→ **What this task involves**
Set the lines down again exactly, first line through the line that contains "from bokeh.resources import INLINE", with no pictures.

→ **Stored data**

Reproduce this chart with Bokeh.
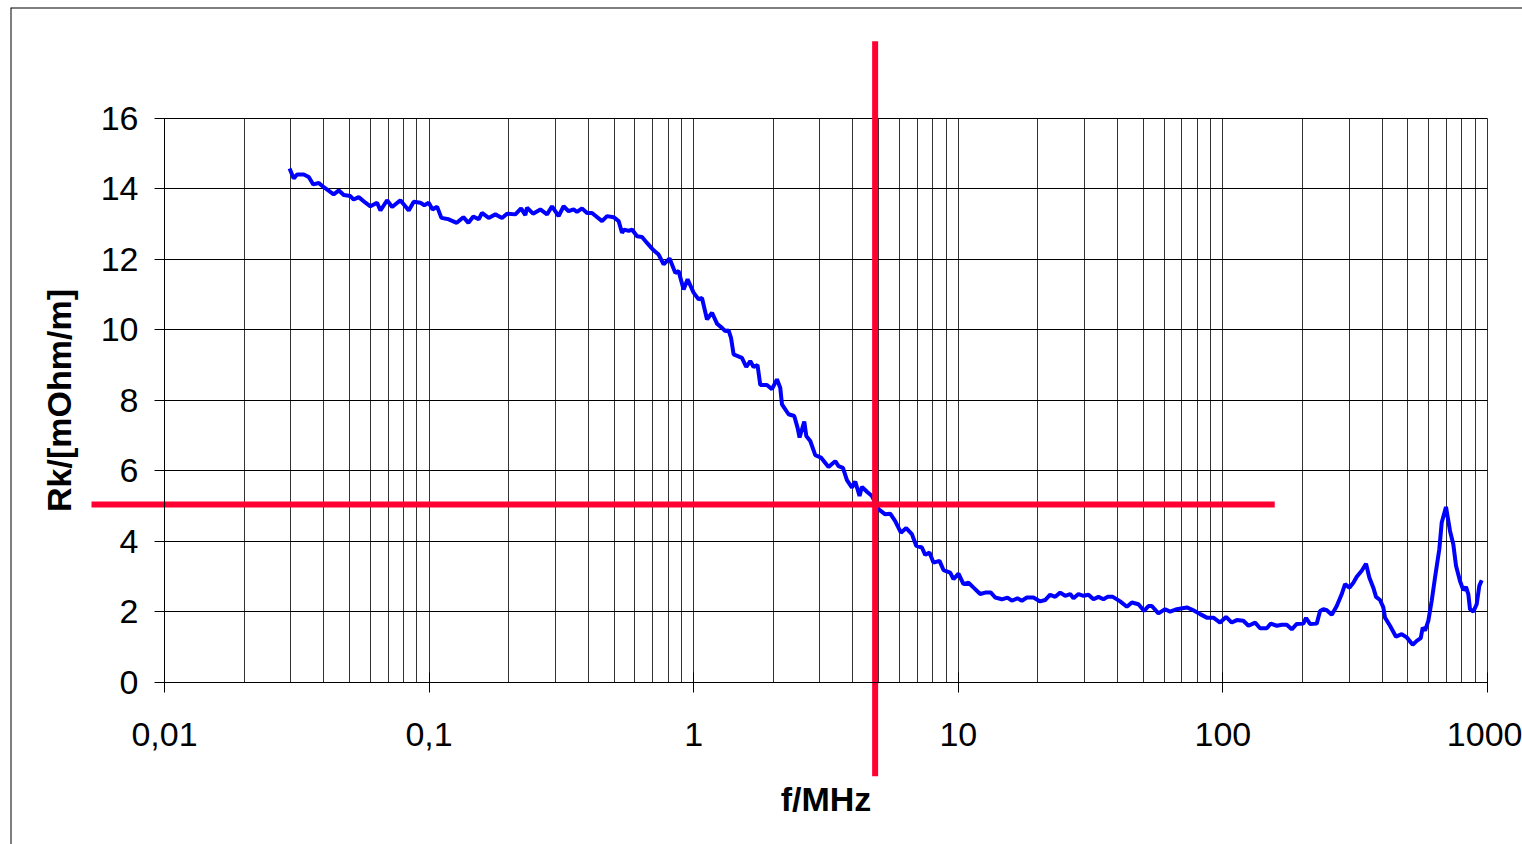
from bokeh.plotting import figure
from bokeh.models import Range1d, FixedTicker, Span
from bokeh.embed import file_html
from bokeh.resources import INLINE

# ---- data ----
freq_mhz = [0.0297,0.0308,0.0317,0.0336,0.0351,0.0365,0.0383,0.0400,0.0436,0.0456,
    0.0476,0.0504,0.0519,0.0542,0.0575,0.0600,0.0636,0.0655,0.0694,0.0725,
    0.0779,0.0838,0.0875,0.0927,0.0960,0.0997,0.1031,0.1072,0.1113,0.1186,
    0.1272,0.1348,0.1408,0.1470,0.1540,0.1585,0.1679,0.1780,0.1887,0.1971,
    0.2119,0.2227,0.2311,0.2345,0.2471,0.2633,0.2791,0.2915,0.3087,0.3224,
    0.3367,0.3517,0.3622,0.3784,0.3953,0.4128,0.4505,0.4705,0.4983,0.5205,
    0.5360,0.5469,0.5678,0.5848,0.6108,0.6379,0.6663,0.7056,0.7370,0.7698,
    0.8111,0.8521,0.8770,0.9160,0.9484,0.9993,1.044,1.075,1.123,1.173,
    1.225,1.279,1.316,1.355,1.384,1.415,1.522,1.580,1.636,1.684,
    1.743,1.785,1.892,1.976,2.064,2.124,2.156,2.283,2.399,2.469,
    2.513,2.618,2.664,2.758,2.881,3.027,3.233,3.428,3.527,3.665,
    3.795,3.964,4.079,4.235,4.324,4.517,4.718,4.995,5.294,5.530,
    5.776,6.069,6.356,6.679,6.934,7.286,7.499,7.783,8.058,8.492,
    8.793,9.320,9.592,10.02,10.46,10.93,11.42,12.10,12.64,13.28,
    13.79,14.61,15.34,15.94,16.73,17.39,18.16,19.24,20.39,21.29,
    22.24,23.23,24.27,25.35,26.48,27.25,28.46,29.72,31.05,32.43,
    33.87,35.37,36.62,38.38,40.90,43.36,45.29,47.96,50.40,52.32,
    53.88,57.06,60.47,63.17,66.96,73.05,77.38,82.02,86.94,92.07,
    97.59,102.8,108.0,112.9,119.5,124.9,132.4,138.2,146.5,151.7,
    159.8,167.0,174.3,182.1,190.2,201.4,206.2,213.5,226.3,232.9,
    239.7,246.9,257.9,269.3,281.3,289.5,300.6,311.2,320.5,334.7,
    347.5,357.6,370.2,379.1,392.5,403.9,409.9,428.1,451.0,474.0,
    495.1,521.6,540.2,559.3,569.1,580.6,597.5,615.4,633.4,657.4,
    671.4,696.9,721.6,742.6,760.3,787.2,810.2,829.4,846.2,858.7,
    883.6,910.2,931.0,950.9]

rk_mohm_m = [14.58,14.30,14.41,14.41,14.34,14.13,14.17,14.05,13.85,13.96,
    13.83,13.80,13.70,13.77,13.61,13.51,13.61,13.39,13.68,13.49,
    13.68,13.39,13.64,13.61,13.54,13.61,13.42,13.50,13.18,13.14,
    13.04,13.20,13.04,13.22,13.14,13.32,13.18,13.28,13.18,13.30,
    13.28,13.45,13.26,13.47,13.30,13.42,13.28,13.51,13.23,13.51,
    13.37,13.42,13.35,13.45,13.32,13.32,13.09,13.23,13.20,13.09,
    12.76,12.85,12.81,12.85,12.66,12.64,12.47,12.26,12.14,11.86,
    12.03,11.62,11.67,11.15,11.44,11.06,10.87,10.91,10.30,10.49,
    10.18,10.06,9.97,9.99,9.78,9.31,9.21,8.95,9.12,8.95,
    9.01,8.44,8.44,8.32,8.60,8.36,7.89,7.61,7.56,7.23,
    6.95,7.40,6.99,6.85,6.45,6.38,6.11,6.28,6.14,6.09,
    5.74,5.53,5.70,5.29,5.55,5.41,5.29,4.92,4.77,4.79,
    4.58,4.25,4.38,4.21,3.88,3.83,3.62,3.69,3.40,3.45,
    3.19,3.12,2.93,3.09,2.79,2.83,2.69,2.51,2.55,2.55,
    2.41,2.36,2.41,2.32,2.39,2.32,2.41,2.41,2.30,2.34,
    2.49,2.43,2.55,2.46,2.51,2.39,2.51,2.46,2.49,2.36,
    2.43,2.36,2.43,2.43,2.30,2.15,2.27,2.22,2.03,2.17,
    2.17,1.96,2.08,2.01,2.08,2.13,2.05,1.94,1.84,1.84,
    1.70,1.86,1.70,1.77,1.75,1.61,1.70,1.54,1.54,1.67,
    1.61,1.64,1.64,1.51,1.66,1.67,1.83,1.66,1.67,2.03,
    2.08,2.05,1.92,2.17,2.51,2.79,2.69,2.83,3.00,3.17,
    3.37,2.98,2.69,2.43,2.34,2.13,1.84,1.61,1.30,1.37,
    1.28,1.07,1.18,1.26,1.56,1.47,1.75,2.32,2.98,3.78,
    4.54,4.98,4.30,3.92,3.31,2.88,2.62,2.71,2.51,2.08,
    2.01,2.22,2.74,2.90]

# red marker lines (vertical at ~4.85 MHz, horizontal at ~5 mOhm/m)
vline_f = [4.85, 4.85]
vline_v = [-2.66, 18.19]
hline_f = [0.0053, 157.0]
hline_v = [5.05, 5.05]

x_ticks = [0.01, 0.1, 1, 10, 100, 1000]
x_tick_labels = ["0,01", "0,1", "1", "10", "100", "1000"]
x_minor = [m * d for d in [0.01, 0.1, 1, 10, 100] for m in range(2, 10)]
y_ticks = [0, 2, 4, 6, 8, 10, 12, 14, 16]
x_axis_bounds = (0.01, 1000)
y_axis_bounds = (0, 16)

FONT = "Liberation Sans"

# The frame spans the whole chart area; the axes are pinned at x=0.01 and
# y=0 so the red lines can extend past them.
xr = Range1d(0.002619, 1356.0)
yr = Range1d(-4.596, 19.149)
p = figure(width=1522, height=844, x_axis_type="log",
           x_range=xr, y_range=yr,
           output_backend="svg", toolbar_location=None,
           min_border_left=10, min_border_right=0,
           min_border_top=7, min_border_bottom=0)

p.background_fill_color = "white"
p.border_fill_color = "white"
p.outline_line_color = None

# chart-area border: only its left and top edges are inside the picture
p.add_layout(Span(location=xr.start, dimension="height", line_color="#000000", line_width=2))
p.add_layout(Span(location=yr.end, dimension="width", line_color="#000000", line_width=2))

# axes
p.xaxis.ticker = FixedTicker(ticks=x_ticks, minor_ticks=x_minor)
p.xaxis.major_label_overrides = dict(zip(x_ticks, x_tick_labels))
p.yaxis.ticker = FixedTicker(ticks=y_ticks)
p.xaxis.fixed_location = y_axis_bounds[0]
p.yaxis.fixed_location = x_axis_bounds[0]
p.xaxis.bounds = x_axis_bounds
p.yaxis.bounds = y_axis_bounds
for ax in (p.xaxis, p.yaxis):
    ax.axis_line_color = "#000000"
    ax.axis_line_width = 1
    ax.major_tick_line_color = "#000000"
    ax.major_tick_in = 10
    ax.major_tick_out = 10
    ax.minor_tick_line_color = None
    ax.major_label_text_font = FONT
    ax.major_label_text_font_size = "34px"
    ax.major_label_text_color = "#000000"
    ax.axis_label_text_font = FONT
    ax.axis_label_text_font_size = "34px"
    ax.axis_label_text_font_style = "bold"
    ax.axis_label_text_color = "#000000"

p.xaxis.axis_label = "f/MHz"
p.yaxis.axis_label = "Rk/[mOhm/m]"
p.xaxis.major_label_standoff = 31
p.yaxis.major_label_standoff = 16
p.xaxis.axis_label_standoff = 30
p.yaxis.axis_label_standoff = 20

# grid (only inside the 0.01..1000 x 0..16 area)
grid_ok = True
try:
    p.xgrid.cross_bounds = y_axis_bounds
    p.ygrid.cross_bounds = x_axis_bounds
except Exception:
    grid_ok = False

if grid_ok:
    p.xgrid.grid_line_color = "#333333"
    p.xgrid.grid_line_width = 1
    p.xgrid.minor_grid_line_color = "#333333"
    p.xgrid.minor_grid_line_width = 1
    p.ygrid.ticker = FixedTicker(ticks=y_ticks)
    p.ygrid.grid_line_color = "#000000"
    p.ygrid.grid_line_width = 1
else:
    p.xgrid.grid_line_color = None
    p.ygrid.grid_line_color = None
    gx = x_ticks + x_minor
    p.segment(x0=gx, x1=gx, y0=[y_axis_bounds[0]] * len(gx), y1=[y_axis_bounds[1]] * len(gx),
              line_color="#333333", line_width=1)
    p.segment(x0=[x_axis_bounds[0]] * len(y_ticks), x1=[x_axis_bounds[1]] * len(y_ticks),
              y0=y_ticks, y1=y_ticks, line_color="#000000", line_width=1)

# curve
p.line(freq_mhz, rk_mohm_m, line_color="#0000FF", line_width=4)

# red marker lines
p.line(vline_f, vline_v, line_color="#FF0033", line_width=6)
p.line(hline_f, hline_v, line_color="#FF0033", line_width=6)

open("out.html", "w").write(file_html(p, INLINE))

→ **Exercise output**
Reproduce this chart with Bokeh.
from bokeh.plotting import figure
from bokeh.models import Range1d, FixedTicker, Span
from bokeh.embed import file_html
from bokeh.resources import INLINE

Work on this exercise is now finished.